Ticking Clock: Behind the Scenes at 60 Minutes: A Fascinating Read–And a Struggle

It is rare that I don’t know what to make of a book. If I zip through a book with ease, it is usually a sign that I enjoyed it. If I struggle through it but finish, it was okay, but not necessarily something I’d write home about. But what about a book that I zip through with ease, and struggle with along the way? That doesn’t happen often, but it happened while reading Ira Rosen’s new book, Ticking Clock: Behind the Scenes at 60 Minutes.

Rosen was a long-time producer at 60 Minutes working with many of the correspondents, especially Mike Wallace and his book was about his time as a producer in television. (He also worked for ABC for a time before returning to 60 Minutes.) Hollywood memoirs are a kind of guilty pleasure of mine, and I particularly enjoy memoirs and biographies about journalists: My War by Andy Rooney, A Reporter’s Life by Walter Cronkite, A Life on the Road by Charles Kuralt to name just a few. But I struggled with Rosen’s book in ways that I did not with these other books.

While I wouldn’t characterize Rosen’s precisely as mean-spirited, it certainly came across as someone who decided to air all of his grievances and show the worst sides of those people he worked with. I think this would be understandable if Rosen had been treated poorly and that poor treatment affected him in a negative way. Rosen recounts many times when people like Mike Wallace, Diane Sawyer, and Morley Safer treated him or other people rudely. But what made Rosen’s account interesting was that he never seemed to mind this treatment. He was sort of immune to it, and focused on doing the best job as he could as a producer. So why complain about it now, in a book? I just couldn’t understand that.

Perhaps the reason is perspective: Rosen writes from the point of view of a producer, while other books I’ve read are from the points of view of the reporters themselves. Andy Rooney was grumpy at times, as everyone knows–that’s part of what people loved about him. He had complaints about CBS, but he generally didn’t single out people, but the organization as a whole.

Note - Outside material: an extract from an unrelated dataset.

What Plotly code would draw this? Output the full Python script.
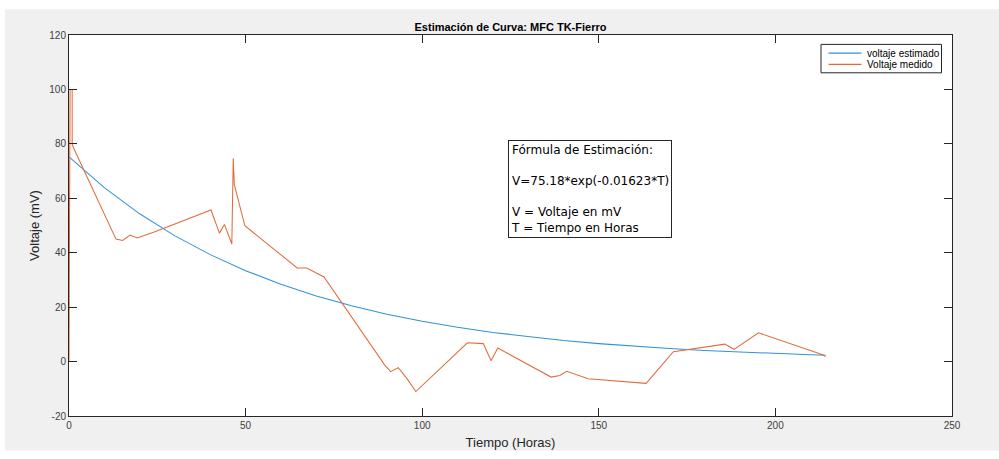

Cronkite and Kuralt, in their books, seemed to handle this by omissions: they wrote about people they admired, or who helped them out, and didn’t mention those who created problems or roadblocks.

Still, despite Rosen’s dramatic characterizations of those correspondents he worked with, the book was endlessly fascinating. Reading it, I felt like a fly on the wall at some interesting conversations. It made some of the more outlandish stories Rosen had to tell about people all the more out of place in the book, and made me wonder: was the book written as a memoir, or as memoir disguised a vehicle for Rosen to vent about his treatment as a producer? Maybe it was both, and maybe that’s what made it both a fascinating read and a struggle.